The incident drew attention to Mr. Biden’s history of plagiarism, both on the campaign trail and at Syracuse law school, as well as his penchant for embellishing the details of his personal life for dramatic effect.
Joe Biden resurrected an old lie tonight, claiming he was “the first in my family to go to college.”
— Trump War Room - Text TRUMP to 88022 (@TrumpWarRoom) September 18, 2020
In fact, Biden was forced to admit in 1987 after he plagiarized a British politician that that was not true. https://t.co/8u0F3c2UDg pic.twitter.com/mQnee9LahM
He falsely claimed in 1987 exchange on the campaign trail in New Hampshire that he graduated in the top half of his law-school class—he graduated 76th out of 85—and that he attended on a full academic scholarship, although it turned out to be a half-scholarship based on financial need.
“Biden came clean about his plagiarism, his dishonesty about his academic record, and the fact that he was not the first person in his family to attend college back in [1987],” said the Federalist’s Mollie Hemingway in a Friday op-ed. “He even addressed the scandal, which forced him out of the presidential race, in a subsequent book. It is unclear why he has resurrected one of the false claims that got him in so much trouble 33 years ago.”

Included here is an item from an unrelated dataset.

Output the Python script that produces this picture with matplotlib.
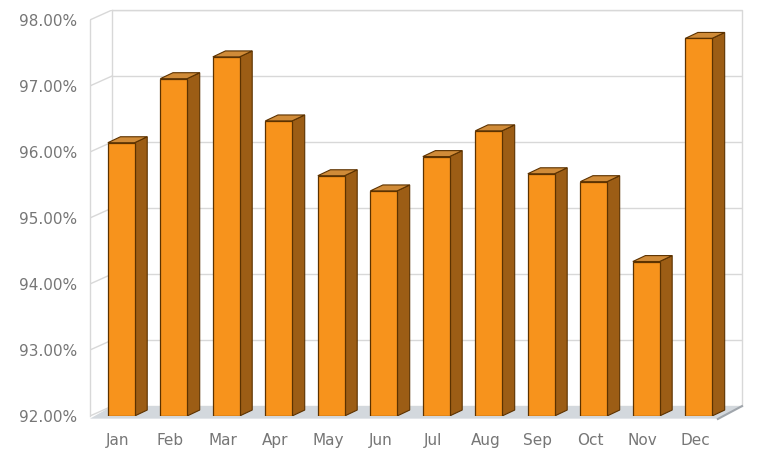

FWIW, the New York Times reported in 1987 that Biden admitted his claim of being the first in his family to go to college was not true. It was rather famously plagiarized from a speech by British Labor leader Neil Kinnock. https://t.co/tuBWB6NSdc pic.twitter.com/lgGwW3s5j3
— Mollie (@MZHemingway) September 18, 2020
She also noted that several reporters praised Mr. Biden’s “first in my family” comment at the town hall, with Politico’s Tim Alberta tweeting Thursday that it “might be the single-most effective line deployed against Trump since he rode down the escalator.”

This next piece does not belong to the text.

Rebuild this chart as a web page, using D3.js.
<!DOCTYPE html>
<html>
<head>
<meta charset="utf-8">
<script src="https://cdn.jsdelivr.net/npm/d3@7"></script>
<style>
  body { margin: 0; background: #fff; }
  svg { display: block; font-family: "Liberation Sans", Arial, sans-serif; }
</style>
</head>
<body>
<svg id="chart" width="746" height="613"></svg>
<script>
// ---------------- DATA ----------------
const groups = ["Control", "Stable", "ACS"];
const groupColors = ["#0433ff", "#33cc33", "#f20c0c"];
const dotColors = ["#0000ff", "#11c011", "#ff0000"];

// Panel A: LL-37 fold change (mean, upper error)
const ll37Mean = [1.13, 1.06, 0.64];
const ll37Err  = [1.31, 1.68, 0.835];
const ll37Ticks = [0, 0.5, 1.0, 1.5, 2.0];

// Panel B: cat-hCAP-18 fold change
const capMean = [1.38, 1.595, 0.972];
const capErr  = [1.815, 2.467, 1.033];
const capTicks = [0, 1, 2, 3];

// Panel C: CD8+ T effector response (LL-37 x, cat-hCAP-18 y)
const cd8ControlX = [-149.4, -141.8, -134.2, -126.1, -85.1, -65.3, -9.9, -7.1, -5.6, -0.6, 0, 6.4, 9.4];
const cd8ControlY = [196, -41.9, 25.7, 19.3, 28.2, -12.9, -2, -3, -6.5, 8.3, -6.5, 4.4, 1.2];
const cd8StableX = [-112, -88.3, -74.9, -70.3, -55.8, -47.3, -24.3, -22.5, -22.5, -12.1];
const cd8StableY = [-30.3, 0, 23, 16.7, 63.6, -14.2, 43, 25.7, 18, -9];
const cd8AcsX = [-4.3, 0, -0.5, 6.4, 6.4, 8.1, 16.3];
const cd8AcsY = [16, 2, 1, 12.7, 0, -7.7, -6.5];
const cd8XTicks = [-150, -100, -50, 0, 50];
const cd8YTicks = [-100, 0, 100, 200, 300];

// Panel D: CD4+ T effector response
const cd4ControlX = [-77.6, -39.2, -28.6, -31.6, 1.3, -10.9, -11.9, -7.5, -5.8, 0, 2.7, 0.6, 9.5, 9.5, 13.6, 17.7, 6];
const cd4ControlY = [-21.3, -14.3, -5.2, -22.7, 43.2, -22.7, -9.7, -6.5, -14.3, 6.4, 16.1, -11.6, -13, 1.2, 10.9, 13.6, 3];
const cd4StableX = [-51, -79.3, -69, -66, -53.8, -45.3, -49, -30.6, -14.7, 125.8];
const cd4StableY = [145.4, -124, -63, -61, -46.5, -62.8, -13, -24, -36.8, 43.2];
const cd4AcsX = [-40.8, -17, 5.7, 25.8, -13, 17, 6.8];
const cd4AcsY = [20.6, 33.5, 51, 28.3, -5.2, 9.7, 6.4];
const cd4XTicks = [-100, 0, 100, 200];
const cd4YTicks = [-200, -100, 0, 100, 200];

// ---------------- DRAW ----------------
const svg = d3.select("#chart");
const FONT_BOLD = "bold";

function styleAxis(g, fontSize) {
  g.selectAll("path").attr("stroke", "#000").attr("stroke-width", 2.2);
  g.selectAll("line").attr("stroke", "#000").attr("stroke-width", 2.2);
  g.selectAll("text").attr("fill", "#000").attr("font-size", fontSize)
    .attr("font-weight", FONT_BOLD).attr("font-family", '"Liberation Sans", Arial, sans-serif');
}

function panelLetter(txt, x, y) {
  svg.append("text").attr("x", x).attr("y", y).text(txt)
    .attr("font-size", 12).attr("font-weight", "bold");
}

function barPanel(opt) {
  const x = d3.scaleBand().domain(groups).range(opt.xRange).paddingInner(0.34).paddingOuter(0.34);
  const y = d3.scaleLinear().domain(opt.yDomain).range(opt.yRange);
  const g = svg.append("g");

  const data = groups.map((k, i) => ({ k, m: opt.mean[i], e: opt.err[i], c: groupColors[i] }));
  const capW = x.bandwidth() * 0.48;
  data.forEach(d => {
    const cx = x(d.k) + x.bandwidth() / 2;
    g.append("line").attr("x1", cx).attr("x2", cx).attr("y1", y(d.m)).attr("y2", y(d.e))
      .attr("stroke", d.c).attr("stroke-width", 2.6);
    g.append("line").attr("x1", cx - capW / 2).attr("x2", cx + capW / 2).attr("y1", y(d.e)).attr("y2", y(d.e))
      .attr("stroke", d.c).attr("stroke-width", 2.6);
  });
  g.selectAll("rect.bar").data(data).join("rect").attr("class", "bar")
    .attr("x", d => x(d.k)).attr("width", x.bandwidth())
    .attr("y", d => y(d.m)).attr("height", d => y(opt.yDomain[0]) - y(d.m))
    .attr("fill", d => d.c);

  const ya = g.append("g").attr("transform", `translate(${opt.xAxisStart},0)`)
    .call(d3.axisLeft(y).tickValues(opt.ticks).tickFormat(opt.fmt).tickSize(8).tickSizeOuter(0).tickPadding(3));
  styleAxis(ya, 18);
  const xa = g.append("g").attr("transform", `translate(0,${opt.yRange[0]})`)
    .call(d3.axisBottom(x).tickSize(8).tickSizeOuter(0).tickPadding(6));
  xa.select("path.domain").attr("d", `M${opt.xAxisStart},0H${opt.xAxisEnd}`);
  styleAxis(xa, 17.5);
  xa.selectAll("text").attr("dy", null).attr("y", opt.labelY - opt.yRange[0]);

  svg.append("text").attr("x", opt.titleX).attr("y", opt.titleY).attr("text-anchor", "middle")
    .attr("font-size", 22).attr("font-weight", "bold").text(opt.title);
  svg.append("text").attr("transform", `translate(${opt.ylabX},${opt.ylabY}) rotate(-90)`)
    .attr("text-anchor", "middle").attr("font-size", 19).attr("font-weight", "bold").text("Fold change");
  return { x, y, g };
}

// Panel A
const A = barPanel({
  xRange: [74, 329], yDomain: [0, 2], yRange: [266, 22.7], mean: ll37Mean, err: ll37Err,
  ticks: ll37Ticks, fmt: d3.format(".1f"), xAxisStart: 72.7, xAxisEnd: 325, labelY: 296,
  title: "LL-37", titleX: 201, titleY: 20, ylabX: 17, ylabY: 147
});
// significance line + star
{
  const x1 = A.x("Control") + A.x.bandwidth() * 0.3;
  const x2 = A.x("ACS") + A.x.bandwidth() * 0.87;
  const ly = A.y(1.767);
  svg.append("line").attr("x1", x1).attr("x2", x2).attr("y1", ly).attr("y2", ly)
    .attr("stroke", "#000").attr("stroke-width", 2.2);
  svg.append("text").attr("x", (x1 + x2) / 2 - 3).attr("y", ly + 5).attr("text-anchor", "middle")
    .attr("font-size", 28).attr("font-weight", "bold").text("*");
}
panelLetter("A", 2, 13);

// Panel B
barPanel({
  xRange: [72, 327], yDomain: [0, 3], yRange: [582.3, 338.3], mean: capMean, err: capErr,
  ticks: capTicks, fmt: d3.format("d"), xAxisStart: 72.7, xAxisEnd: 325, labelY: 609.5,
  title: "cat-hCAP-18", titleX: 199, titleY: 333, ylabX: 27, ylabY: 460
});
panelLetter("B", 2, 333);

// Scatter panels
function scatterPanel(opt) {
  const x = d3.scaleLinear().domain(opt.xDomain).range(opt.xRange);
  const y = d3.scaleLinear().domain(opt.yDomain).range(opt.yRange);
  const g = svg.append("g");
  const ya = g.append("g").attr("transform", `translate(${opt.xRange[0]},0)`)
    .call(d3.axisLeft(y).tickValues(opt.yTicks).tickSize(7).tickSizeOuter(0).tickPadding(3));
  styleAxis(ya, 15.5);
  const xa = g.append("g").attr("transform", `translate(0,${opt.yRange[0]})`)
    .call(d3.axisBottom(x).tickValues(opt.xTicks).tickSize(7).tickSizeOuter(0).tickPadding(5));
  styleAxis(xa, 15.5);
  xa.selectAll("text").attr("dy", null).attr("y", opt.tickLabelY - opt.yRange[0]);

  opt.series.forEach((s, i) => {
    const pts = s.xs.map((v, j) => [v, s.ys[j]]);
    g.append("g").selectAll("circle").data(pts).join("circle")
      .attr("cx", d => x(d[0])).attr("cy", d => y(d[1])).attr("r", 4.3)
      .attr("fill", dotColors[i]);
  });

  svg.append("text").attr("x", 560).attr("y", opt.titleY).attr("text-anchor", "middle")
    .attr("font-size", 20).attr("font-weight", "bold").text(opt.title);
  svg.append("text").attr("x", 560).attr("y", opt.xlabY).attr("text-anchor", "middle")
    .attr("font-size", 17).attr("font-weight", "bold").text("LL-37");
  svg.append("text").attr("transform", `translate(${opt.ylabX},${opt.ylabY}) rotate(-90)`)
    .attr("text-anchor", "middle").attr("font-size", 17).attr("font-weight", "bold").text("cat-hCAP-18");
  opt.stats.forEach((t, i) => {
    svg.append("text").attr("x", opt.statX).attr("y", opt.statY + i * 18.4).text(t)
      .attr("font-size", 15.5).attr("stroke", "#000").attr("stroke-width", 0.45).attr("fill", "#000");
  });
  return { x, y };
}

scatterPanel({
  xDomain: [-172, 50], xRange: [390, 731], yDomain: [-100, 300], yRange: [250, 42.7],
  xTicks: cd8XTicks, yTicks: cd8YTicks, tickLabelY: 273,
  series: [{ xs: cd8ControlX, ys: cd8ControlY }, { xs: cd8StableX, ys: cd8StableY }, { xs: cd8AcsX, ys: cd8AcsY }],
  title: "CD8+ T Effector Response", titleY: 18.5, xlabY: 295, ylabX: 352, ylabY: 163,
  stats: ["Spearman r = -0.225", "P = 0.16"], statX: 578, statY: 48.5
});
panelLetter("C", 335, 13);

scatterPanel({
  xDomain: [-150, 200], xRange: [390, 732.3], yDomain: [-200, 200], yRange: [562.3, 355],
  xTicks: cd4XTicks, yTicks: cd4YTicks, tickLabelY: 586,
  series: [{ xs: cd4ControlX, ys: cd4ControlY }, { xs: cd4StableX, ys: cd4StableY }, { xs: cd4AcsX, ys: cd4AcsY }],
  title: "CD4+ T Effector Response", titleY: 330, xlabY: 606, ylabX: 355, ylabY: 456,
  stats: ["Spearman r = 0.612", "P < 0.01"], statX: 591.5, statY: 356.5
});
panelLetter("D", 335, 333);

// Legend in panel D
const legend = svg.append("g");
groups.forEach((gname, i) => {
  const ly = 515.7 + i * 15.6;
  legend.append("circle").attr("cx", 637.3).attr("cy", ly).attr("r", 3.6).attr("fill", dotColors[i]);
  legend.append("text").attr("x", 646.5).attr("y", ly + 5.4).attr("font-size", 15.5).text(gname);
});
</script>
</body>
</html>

Mr. Biden’s 1988 Democratic presidential primary bid foundered after he said in a speech, “why is it that Joe Biden is the first person in his family ever to go to a university?” Reporters pointed out that Mr. Kinnock said earlier that year, “Why am I the first Kinnock in a thousand generations to be able to get to a university?”
Mr. Biden later admitted that the claim was untrue in a 1987 interview with the New York Times.
“For example, borrowing Mr. Kinnock’s sentiments, Mr. Biden had said he was ’the first in his family ever to go to university.’ In fact, Mr. Biden said today, ’there are Finnegans, my mother’s family, that went to college,’” the newspaper reported.
Mr. Biden released law-school records showing that he lifted five pages from a published law-review article for a paper without adequate citation, according to 1987 news reports. He described the mistake as inadvertent.